Nice reproducible example! From everything I can see here, the only differences are in output representation, not in the underlying values.
In the printed summary output, p-values less than a threshold are printed only as "<2.2e-16" (on the theory that you probably shouldn't be worrying about differences among tiny p-values anyway ...)
fit_summary #output1
Df Wilks approx F num Df den Df Pr(>F)
Species 2 0.023439 199.15 8 288 < 2.2e-16 ***
Residuals 147
---
Signif. codes: 0 ‘***’ 0.001 ‘**’ 0.01 ‘*’ 0.05 ‘.’ 0.1 ‘ ’ 1
If you explicitly extract the $stats
component, then you get a value printed to R's default 7-digit precision:
> fit_summary$stats #output2
Df Wilks approx F num Df den Df Pr(>F)
Species 2 0.02343863 199.1453 8 288 1.365006e-112
Residuals 147 NA NA NA NA NA
If you use tidy
, it returns a tibble rather than a data frame, which has a different set of defaults for output precision (i.e., it only reports 3 significant digits).
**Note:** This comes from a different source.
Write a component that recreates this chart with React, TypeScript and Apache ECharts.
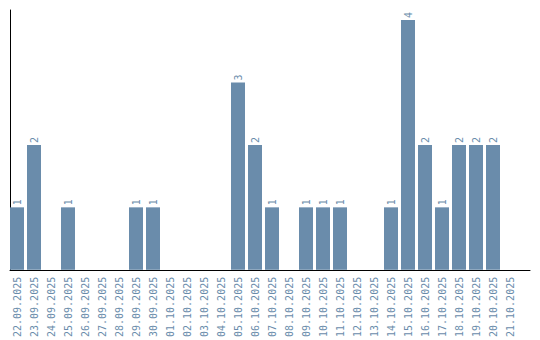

> broom::tidy(fit, test = "Wilks")
# A tibble: 2 x 7
term df wilks statistic num.df den.df p.value
<chr> <dbl> <dbl> <dbl> <dbl> <dbl> <dbl>
1 Species 2 0.0234 199. 8 288 1.37e-112
2 Residuals 147 NA NA NA NA NA
All of these defaults can be reset: for example, ?tibble::formatting
tells you that options(pillar.sigfig=7)
will set the significant digits for tibble-printing to 7; ?options
tells you that you can use options(digits=n)
to change the defaults for base-R printing.